The US should use its economic leverage (prospects for expanded trade and improved access to the American marketplace) to test and stretch the practical parameters of perestroika and glasnost. Extending and broadening most-favored-nation (MFN) coverage on more imports from the Soviet Union, over time, could serve as an important ``carrot'' with which to support broader economic reforms in the Soviet Union. Since worker cooperatives are conducive to worker rights, the first ``carrot'' could sensibly be to extend MFN treatment to imports from Soviet cooperatives.

A remarkable new law enacted in the Soviet Union last summer allows Soviet citizens to freely join and leave cooperatives. They can be employed by both a state-run enterprise and a cooperative. Cooperatives may actually own property and assets and may lease or lend their assets. There are no apparent ceilings on the earnings, profits, and size of cooperatives, and they are being encouraged to compete with state industries for government contracts. Foreign currency from export sales may be kept by the cooperatives to further their own development.

Nevertheless, though the rights of Soviet workers have been significantly expanded within the burgeoning cooperative sector, the new Soviet cooperatives are certainly not free of or exempt from state influence. Even if the US extended MFN treatment exclusively to imports from the Soviet cooperatives, a monitoring mechanism would still be necessary to verify that such goods were produced in accordance with internationally recognized worker rights, such as the right to organize and freedom from forced labor.

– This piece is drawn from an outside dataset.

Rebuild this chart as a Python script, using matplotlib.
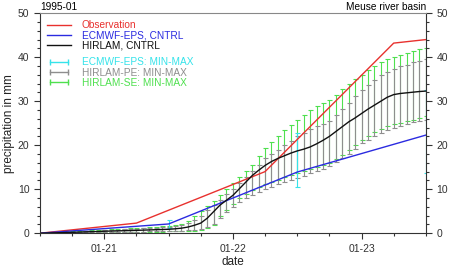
import numpy as np
import pandas as pd
import matplotlib
matplotlib.use("Agg")
import matplotlib.pyplot as plt
import matplotlib.dates as mdates
from matplotlib.lines import Line2D
from matplotlib.ticker import MultipleLocator

plt.rcParams['font.family'] = ['Liberation Sans', 'DejaVu Sans']

# observation (daily at 06 UTC)
obs_time = pd.to_datetime(["1995-01-20 12:00", "1995-01-21 06:00", "1995-01-22 06:00",
                           "1995-01-23 06:00", "1995-01-23 12:00"])
obs_val = [0.0, 2.3, 14.0, 43.2, 44.0]

# ECMWF-EPS control run and ensemble range
ec_time = pd.to_datetime(["1995-01-20 12:00", "1995-01-21 12:00", "1995-01-22 12:00",
                          "1995-01-23 12:00"])
ec_cntrl = [0.0, 2.1, 13.9, 22.3]
ec_min = [0.0, 1.2, 10.5, 13.6]
ec_max = [0.0, 2.9, 22.7, 32.5]

# HIRLAM runs
hl_time = pd.date_range("1995-01-20 12:00", periods=61, freq="72min")
hl_cntrl = [0, 0.04, 0.08, 0.12, 0.16, 0.2, 0.25, 0.3, 0.35, 0.4,
            0.45, 0.49, 0.53, 0.57, 0.61, 0.65, 0.7, 0.75, 0.8, 0.85,
            0.9, 1.0, 1.15, 1.4, 1.8, 2.3, 3.4, 4.9, 6.4, 7.5,
            8.6, 10.1, 11.6, 13.1, 14.3, 15.4, 16.3, 17.0, 17.6, 18.2,
            18.7, 19.1, 19.6, 20.3, 21.1, 22.0, 23.1, 24.2, 25.3, 26.2,
            27.2, 28.2, 29.1, 30.0, 30.9, 31.5, 31.75, 31.9, 32.05, 32.2,
            32.3]
se_max = [0, 0.08, 0.16, 0.24, 0.32, 0.4, 0.48, 0.56, 0.64, 0.72,
          0.8, 0.88, 0.96, 1.04, 1.12, 1.2, 1.3, 1.4, 1.5, 1.6,
          1.7, 1.9, 2.2, 2.8, 3.8, 5.0, 6.2, 7.4, 8.6, 10.0,
          11.3, 12.7, 14.1, 15.6, 17.6, 19.4, 20.7, 22.1, 23.4, 24.6,
          25.8, 26.9, 28.0, 28.9, 29.6, 30.3, 31.5, 32.8, 34.0, 35.0,
          35.9, 37.0, 38.1, 39.0, 39.6, 40.1, 40.6, 41.0, 41.5, 41.9,
          42.2]
se_min = [0, 0.02, 0.04, 0.06, 0.08, 0.1, 0.12, 0.14, 0.16, 0.18,
          0.2, 0.22, 0.24, 0.26, 0.28, 0.3, 0.32, 0.34, 0.36, 0.38,
          0.4, 0.43, 0.47, 0.52, 0.6, 0.7, 1.1, 1.8, 3.8, 5.3,
          6.7, 7.9, 8.9, 9.8, 10.5, 11.2, 11.7, 12.2, 12.7, 13.2,
          13.7, 14.1, 14.6, 15.1, 15.5, 16.0, 16.9, 17.8, 18.8, 20.0,
          21.2, 22.1, 23.0, 23.7, 24.3, 24.8, 25.1, 25.4, 25.8, 26.2,
          26.6]
pe_max = [0, 0.06, 0.12, 0.18, 0.24, 0.3, 0.37, 0.44, 0.51, 0.6,
          0.7, 0.76, 0.82, 0.88, 0.94, 1.0, 1.08, 1.16, 1.24, 1.32,
          1.4, 1.6, 1.9, 2.4, 3.1, 4.0, 5.2, 6.4, 7.6, 8.8,
          10.0, 11.4, 12.8, 14.2, 15.6, 17.0, 18.0, 19.0, 20.0, 21.0,
          22.0, 22.8, 23.6, 24.3, 24.9, 25.5, 26.8, 28.2, 29.7, 31.1,
          32.5, 33.7, 34.9, 35.9, 36.7, 37.4, 37.9, 38.3, 38.8, 39.2,
          39.6]
pe_min = [0, 0.02, 0.05, 0.07, 0.1, 0.12, 0.15, 0.17, 0.2, 0.22,
          0.25, 0.27, 0.29, 0.31, 0.33, 0.35, 0.38, 0.41, 0.44, 0.47,
          0.5, 0.53, 0.57, 0.62, 0.72, 0.9, 1.4, 2.2, 3.4, 4.8,
          6.0, 7.0, 7.9, 8.7, 9.4, 10.0, 10.6, 11.1, 11.6, 12.1,
          12.6, 13.1, 13.6, 14.1, 14.6, 15.2, 16.1, 17.0, 18.0, 19.2,
          20.4, 21.2, 22.0, 22.8, 23.4, 24.0, 24.4, 24.8, 25.2, 25.5,
          25.8]

c_obs = '#e8312e'
c_ec = '#2b2be0'
c_hl = '#111111'
c_ecr = '#35e3ea'
c_pe = '#8e8e8e'
c_se = '#4fe04f'

fig = plt.figure(figsize=(4.54, 2.69), dpi=100)
ax = fig.add_axes([0.088, 0.133, 0.850, 0.818])

def bars(t, lo, hi, mid, color, cap):
    lo = np.array(lo); hi = np.array(hi); mid = np.array(mid)
    ax.errorbar(t, mid, yerr=[mid - lo, hi - mid], fmt='none', ecolor=color,
                elinewidth=0.8, capsize=cap, capthick=0.8)

se_mid = (np.array(se_min) + np.array(se_max)) / 2
pe_mid = (np.array(pe_min) + np.array(pe_max)) / 2
bars(hl_time, se_min, se_max, se_mid, c_se, 1.8)
bars(hl_time, pe_min, pe_max, pe_mid, c_pe, 1.8)
ec_mid = (np.array(ec_min) + np.array(ec_max)) / 2
bars(ec_time, ec_min, ec_max, ec_mid, c_ecr, 1.8)

ax.plot(obs_time, obs_val, color=c_obs, lw=1.0)
ax.plot(ec_time, ec_cntrl, color=c_ec, lw=1.0)
ax.plot(hl_time, hl_cntrl, color=c_hl, lw=1.0)

ax.set_xlim(pd.Timestamp("1995-01-20 12:00"), pd.Timestamp("1995-01-23 12:00"))
ax.set_ylim(0, 50)
ax.xaxis.set_major_locator(mdates.DayLocator())
ax.xaxis.set_major_formatter(mdates.DateFormatter('%m-%d'))
ax.xaxis.set_minor_locator(mdates.HourLocator(byhour=[0, 6, 12, 18]))
ax.yaxis.set_major_locator(MultipleLocator(10))
ax.yaxis.set_minor_locator(MultipleLocator(2))
ax.tick_params(axis='both', which='both', direction='out', labelsize=7.5,
               colors='#333333', width=0.8)
ax.tick_params(axis='y', which='both', right=True, labelright=True)
ax.tick_params(which='major', length=4)
ax.tick_params(which='minor', length=2)
ax.tick_params(axis='x', top=False, pad=4)
for s in ['left', 'bottom', 'right']:
    ax.spines[s].set_color('#333333')
    ax.spines[s].set_linewidth(0.8)
ax.spines['top'].set_color('#888888')
ax.spines['top'].set_linewidth(0.8)

ax.set_xlabel('date', fontsize=8.5, color='#222222', labelpad=1)
ax.set_ylabel('precipitation in mm', fontsize=8.5, color='#222222', labelpad=2)
ax.text(0.0, 1.005, '1995-01', transform=ax.transAxes, fontsize=7.3, ha='left', va='bottom')
ax.text(1.0, 1.005, 'Meuse river basin', transform=ax.transAxes, fontsize=7.3,
        ha='right', va='bottom')

h1 = [Line2D([], [], color=c_obs, lw=1.0),
      Line2D([], [], color=c_ec, lw=1.0),
      Line2D([], [], color=c_hl, lw=1.0)]
l1 = ['Observation', 'ECMWF-EPS, CNTRL', 'HIRLAM, CNTRL']
leg1 = ax.legend(h1, l1, loc='upper left', bbox_to_anchor=(0.0, 1.0), frameon=False,
                 fontsize=7.3, handlelength=2.4, handletextpad=1.0,
                 labelspacing=0.03, borderaxespad=0.3)
for txt, c in zip(leg1.get_texts(), [c_obs, c_ec, c_hl]):
    txt.set_color(c)
ax.add_artist(leg1)

h2 = [Line2D([], [], color=c_ecr, lw=1.0, marker='|', ms=4, mew=1.0),
      Line2D([], [], color=c_pe, lw=1.0, marker='|', ms=4, mew=1.0),
      Line2D([], [], color=c_se, lw=1.0, marker='|', ms=4, mew=1.0)]
l2 = ['ECMWF-EPS: MIN-MAX', 'HIRLAM-PE: MIN-MAX', 'HIRLAM-SE: MIN-MAX']
leg2 = ax.legend(h2, l2, loc='upper left', bbox_to_anchor=(0.0, 0.832), frameon=False,
                 fontsize=7.3, handlelength=2.4, handletextpad=1.0, numpoints=2,
                 labelspacing=0.03, borderaxespad=0.3)
for txt, c in zip(leg2.get_texts(), [c_ecr, c_pe, c_se]):
    txt.set_color(c)

fig.savefig('out.png', dpi=100)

A nongovernmental organization, with US cooperative and private-sector experts and nonmarket economy participants, would serve this purpose. To avoid burdening US taxpayers, the organization could be funded by earmarking a small portion of the reduction in tariffs on the imports from eligible Soviet cooperatives.

Mikhail Gorbachev, Deng Xiaoping, and other communist leaders need and want economic modernization and growth. They recognize that their economic future depends upon introducing competition into their markets, something the US has long advocated and could greatly profit from.

Now we must recognize that our opportunities extend to the marketplace of ideas as well as the marketplace of goods. More freedom for their workers and their enterprises must be part of the price nonmarket economies pay to become part of an integrated global economy.